What Is a Bond ETF and How Does It Work?
Understand bond ETFs: how they function, their market dynamics, and how they offer a diversified, accessible approach to bond investing.
Understand bond ETFs: how they function, their market dynamics, and how they offer a diversified, accessible approach to bond investing.
Bond Exchange-Traded Funds (ETFs) offer a streamlined entry point into the bond market, combining features of traditional bonds with the trading flexibility of stocks. They represent a collective investment vehicle that holds a diverse portfolio of debt securities. Bond ETFs provide an accessible and efficient way to participate in the fixed-income landscape, offering advantages such as diversification and liquidity.
A bond ETF pools money from numerous investors to acquire a diversified collection of bonds. These funds invest in various debt instruments, including government, corporate, and municipal bonds. ETFs can also specialize, focusing on bonds with particular credit ratings like investment-grade or high-yield, or specific maturity ranges such as short-term, intermediate-term, or long-term.
Holding a basket of bonds within an ETF offers immediate diversification, spreading investment across multiple issuers and bond types. This helps mitigate the impact of a single bond defaulting or underperforming. Many bond ETFs are passively managed, aiming to replicate the performance of a specific bond market index. This indexing approach often results in lower management fees compared to actively managed funds. The holdings of bond ETFs are typically disclosed daily, providing transparency into the underlying assets.
Bond ETFs trade on major stock exchanges throughout the day, allowing for continuous pricing and trading during market hours. The market price of a bond ETF can fluctuate based on supply and demand, potentially trading slightly above or below its Net Asset Value (NAV), which represents the per-share value of the ETF’s underlying bonds.
Authorized Participants (APs) help keep an ETF’s market price aligned with its NAV. APs are large financial institutions that can create new ETF shares by delivering a basket of underlying bonds to the fund, or redeem existing shares by receiving a basket of bonds from the fund.

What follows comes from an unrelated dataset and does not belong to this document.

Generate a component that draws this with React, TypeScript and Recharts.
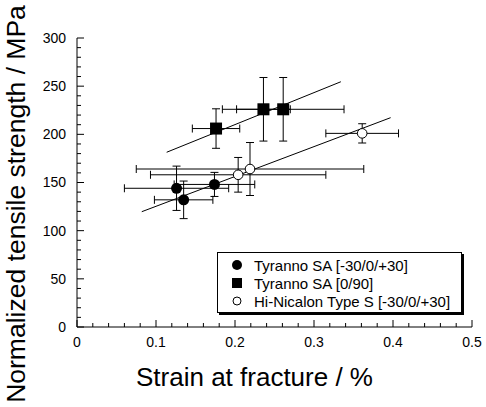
import React from "react";
import {
  ScatterChart,
  Scatter,
  XAxis,
  YAxis,
  ErrorBar,
  Label,
  Legend,
} from "recharts";

const FONT = '"Liberation Sans", Arial, Helvetica, sans-serif';

// Tyranno SA [-30/0/+30]
const tsaStrain = [0.126, 0.135, 0.174];
const tsaStrength = [144, 132, 148];
const tsaStrainErr = [0.066, 0.037, 0.051];
const tsaStrengthErr = [23, 19.5, 12.5];

// Tyranno SA [0/90]
const cpStrain = [0.176, 0.236, 0.261];
const cpStrength = [206, 226, 226];
const cpStrainErr = [0.03, 0.034, 0.077];
const cpStrengthErr = [20.5, 33, 33];

// Hi-Nicalon Type S [-30/0/+30]
const hnStrain = [0.204, 0.219, 0.361];
const hnStrength = [158, 164, 201];
const hnStrainErr = [0.111, 0.144, 0.046];
const hnStrengthErr = [18, 27.5, 10];

// fitted lines, end points
const upperFitX = [0.1135, 0.334];
const upperFitY = [181.4, 254.6];
const lowerFitX = [0.082, 0.397];
const lowerFitY = [119.7, 217.3];

const seriesNames = [
  "Tyranno SA [-30/0/+30]",
  "Tyranno SA [0/90]",
  "Hi-Nicalon Type S [-30/0/+30]",
];

const xTicks = [0, 0.1, 0.2, 0.3, 0.4, 0.5];
const yTicks = [0, 50, 100, 150, 200, 250, 300];
const xMinor = Array.from({ length: 26 }, (_, i) => (i * 2) / 100);
const yMinor = Array.from({ length: 31 }, (_, i) => i * 10);

const toPoints = (xs: number[], ys: number[], xe?: number[], ye?: number[]) =>
  xs.map((x, i) => ({ x, y: ys[i], xErr: xe ? xe[i] : 0, yErr: ye ? ye[i] : 0 }));

const tsaData = toPoints(tsaStrain, tsaStrength, tsaStrainErr, tsaStrengthErr);
const cpData = toPoints(cpStrain, cpStrength, cpStrainErr, cpStrengthErr);
const hnData = toPoints(hnStrain, hnStrength, hnStrainErr, hnStrengthErr);
const upperFit = toPoints(upperFitX, upperFitY);
const lowerFit = toPoints(lowerFitX, lowerFitY);

const isMajor = (v: number, list: number[]) => list.some((t) => Math.abs(t - v) < 1e-9);

const X_GAP = 10;
const Y_GAP = 11;
const MAJOR = 7;
const MINOR = 4;

const BottomTick = (props: any) => {
  const { x, y, payload } = props;
  const major = isMajor(payload.value, xTicks);
  const axisY = y - X_GAP;
  return (
    <g>
      <line x1={x} x2={x} y1={axisY} y2={axisY - (major ? MAJOR : MINOR)} stroke="#000" />
      {major && (
        <text x={x} y={y} dy="0.71em" textAnchor="middle" fontSize={14} fontFamily={FONT} fill="#000">
          {payload.value}
        </text>
      )}
    </g>
  );
};

const TopTick = (props: any) => {
  const { x, y, payload } = props;
  const major = isMajor(payload.value, xTicks);
  return <line x1={x} x2={x} y1={y} y2={y + (major ? MAJOR : MINOR)} stroke="#000" />;
};

const LeftTick = (props: any) => {
  const { x, y, payload } = props;
  const major = isMajor(payload.value, yTicks);
  const axisX = x + Y_GAP;
  return (
    <g>
      <line x1={axisX} x2={axisX + (major ? MAJOR : MINOR)} y1={y} y2={y} stroke="#000" />
      {major && (
        <text x={x} y={y} dy="0.355em" textAnchor="end" fontSize={14} fontFamily={FONT} fill="#000">
          {payload.value}
        </text>
      )}
    </g>
  );
};

const RightTick = (props: any) => {
  const { x, y, payload } = props;
  const major = isMajor(payload.value, yTicks);
  return <line x1={x} x2={x - (major ? MAJOR : MINOR)} y1={y} y2={y} stroke="#000" />;
};

const Dot = (props: any) => <circle cx={props.cx} cy={props.cy} r={5.5} fill="#000" />;
const Box = (props: any) => <rect x={props.cx - 6} y={props.cy - 6} width={12} height={12} fill="#000" />;
const Ring = (props: any) => (
  <circle cx={props.cx} cy={props.cy} r={4.8} fill="#fff" stroke="#000" strokeWidth={1} />
);
const Nothing = () => <g />;

const legendMarkers = [
  <circle cx={7} cy={7} r={5} fill="#000" />,
  <rect x={2} y={2} width={10} height={10} fill="#000" />,
  <circle cx={7} cy={7} r={4} fill="#fff" stroke="#000" />,
];

const LegendBox = () => (
  <div
    style={{
      width: 245,
      height: 61,
      boxSizing: "border-box",
      border: "1.5px solid #000",
      boxShadow: "2px 2px 0 #000",
      background: "#fff",
      paddingTop: 3,
      fontFamily: FONT,
      fontSize: 15,
      color: "#000",
    }}
  >
    {seriesNames.map((name, i) => (
      <div key={name} style={{ display: "flex", alignItems: "center", height: 18 }}>
        <svg width={14} height={14} style={{ marginLeft: 12, marginRight: 10 }}>
          {legendMarkers[i]}
        </svg>
        <span style={{ whiteSpace: "nowrap" }}>{name}</span>
      </div>
    ))}
  </div>
);

export default function App() {
  return (
    <div style={{ position: "absolute", left: 0, top: 0, background: "#fff" }}>
      <ScatterChart width={486} height={407} margin={{ top: 38, right: 14, bottom: 0, left: 0 }}>
        <XAxis
          dataKey="x"
          type="number"
          domain={[0, 0.5]}
          ticks={xMinor}
          interval={0}
          allowDataOverflow
          height={80}
          axisLine={{ stroke: "#000" }}
          tickLine={false}
          tickSize={0}
          tickMargin={X_GAP}
          tick={<BottomTick />}
        >
          <Label
            value="Strain at fracture / %"
            position="insideBottom"
            offset={21}
            dx={-20}
            fontSize={26}
            fontFamily={FONT}
            fill="#000"
          />
        </XAxis>
        <XAxis
          xAxisId="top"
          orientation="top"
          dataKey="x"
          type="number"
          domain={[0, 0.5]}
          ticks={xMinor}
          interval={0}
          allowDataOverflow
          height={0}
          axisLine={{ stroke: "#000" }}
          tickLine={false}
          tickSize={0}
          tickMargin={0}
          tick={<TopTick />}
        />
        <YAxis
          dataKey="y"
          type="number"
          domain={[0, 300]}
          ticks={yMinor}
          interval={0}
          allowDataOverflow
          width={77}
          axisLine={{ stroke: "#000" }}
          tickLine={false}
          tickSize={0}
          tickMargin={Y_GAP}
          tick={<LeftTick />}
        >
          <Label
            value="Normalized tensile strength / MPa"
            position="center"
            angle={-90}
            dx={-22.5}
            dy={21.5}
            fontSize={26.5}
            fontFamily={FONT}
            fill="#000"
          />
        </YAxis>
        <YAxis
          yAxisId="right"
          orientation="right"
          dataKey="y"
          type="number"
          domain={[0, 300]}
          ticks={yMinor}
          interval={0}
          allowDataOverflow
          width={0}
          axisLine={{ stroke: "#000" }}
          tickLine={false}
          tickSize={0}
          tickMargin={0}
          tick={<RightTick />}
        />
        <Legend
          layout="vertical"
          align="center"
          verticalAlign="middle"
          width={245}
          height={61}
          wrapperStyle={{ left: 217, top: 252, width: 245, height: 61 }}
          content={() => <LegendBox />}
        />
        <Scatter
          data={upperFit}
          line={{ stroke: "#000", strokeWidth: 1 }}
          shape={<Nothing />}
          legendType="none"
          isAnimationActive={false}
        />
        <Scatter
          data={lowerFit}
          line={{ stroke: "#000", strokeWidth: 1 }}
          shape={<Nothing />}
          legendType="none"
          isAnimationActive={false}
        />
        <Scatter name={seriesNames[0]} data={tsaData} shape={<Dot />} isAnimationActive={false}>
          <ErrorBar dataKey="xErr" direction="x" width={4} stroke="#000" strokeWidth={1} />
          <ErrorBar dataKey="yErr" direction="y" width={4} stroke="#000" strokeWidth={1} />
        </Scatter>
        <Scatter name={seriesNames[1]} data={cpData} shape={<Box />} isAnimationActive={false}>
          <ErrorBar dataKey="xErr" direction="x" width={4} stroke="#000" strokeWidth={1} />
          <ErrorBar dataKey="yErr" direction="y" width={4} stroke="#000" strokeWidth={1} />
        </Scatter>
        <Scatter name={seriesNames[2]} data={hnData} shape={<Ring />} isAnimationActive={false}>
          <ErrorBar dataKey="xErr" direction="x" width={4} stroke="#000" strokeWidth={1} />
          <ErrorBar dataKey="yErr" direction="y" width={4} stroke="#000" strokeWidth={1} />
        </Scatter>
      </ScatterChart>
    </div>
  );
}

This “creation and redemption” process, often involving in-kind transfers of bonds rather than cash, allows arbitrage opportunities that help keep the ETF’s market price close to the value of its underlying assets. This mechanism also contributes to the tax efficiency of ETFs by minimizing capital gains distributions.
Investors pay management fees, known as expense ratios, to the ETF provider. These fees are typically a small percentage of the assets managed and are deducted annually. For many index-based bond ETFs, these expense ratios can be quite low, often less than 0.3% annually, meaning $3 or less for every $1,000 invested.
Changes in interest rates can affect bond prices; generally, when interest rates rise, existing bond prices tend to fall, and vice versa. The credit quality of the underlying bonds, reflecting the issuer’s ability to repay debt, also impacts the ETF’s value. Inflation can also erode the purchasing power of fixed income payments, influencing the overall return of a bond ETF.
Bond ETFs distribute the interest payments received from their underlying bonds to shareholders. These distributions are typically paid out monthly or quarterly, providing a regular income stream to investors. The frequency and amount of these distributions depend on the specific ETF and the income generated by its bond holdings.
Bond ETFs differ from individual bonds and traditional bond mutual funds. Unlike a single individual bond, a bond ETF provides diversification across numerous bonds from various issuers and sectors. An individual bond has a specific maturity date when principal is returned, but a bond ETF maintains an evergreen portfolio where bonds are continuously bought, sold, or replaced as they mature, meaning the fund itself does not have a maturity date. Trading an ETF allows for buying and selling throughout the trading day at transparent market prices, offering greater liquidity compared to the over-the-counter market for many individual bonds.
Compared to traditional bond mutual funds, bond ETFs trade on exchanges throughout the day, allowing for intra-day pricing, unlike mutual funds which are priced once daily. Bond ETFs typically have lower expense ratios than many bond mutual funds, especially actively managed ones. Additionally, bond ETFs can offer potential tax advantages due to their unique creation and redemption mechanism, which helps minimize taxable capital gains distributions to shareholders.
To invest in bond ETFs, an investor typically needs a brokerage account. Once an account is established and funded, the process involves researching and selecting appropriate bond ETFs that align with investment objectives. This research should consider factors such as the types of bonds held (e.g., government, corporate, municipal), the maturity ranges of the underlying bonds, and the expense ratio of the fund. Investors might also examine the ETF’s specific investment objective, such as aiming for current income, capital preservation, or exposure to a particular fixed-income sector.
Placing an order for a bond ETF is straightforward. Investors can use market orders, which execute at the current market price, or limit orders, which execute only at a specified price or better. It is possible to diversify a bond portfolio further by investing in different types of bond ETFs, for example, combining a broad market bond ETF with a specialized high-yield or international bond ETF. After acquiring bond ETFs, it is advisable to regularly monitor their performance, review their expense ratios, and stay informed about any changes to their underlying holdings to ensure they continue to meet investment goals.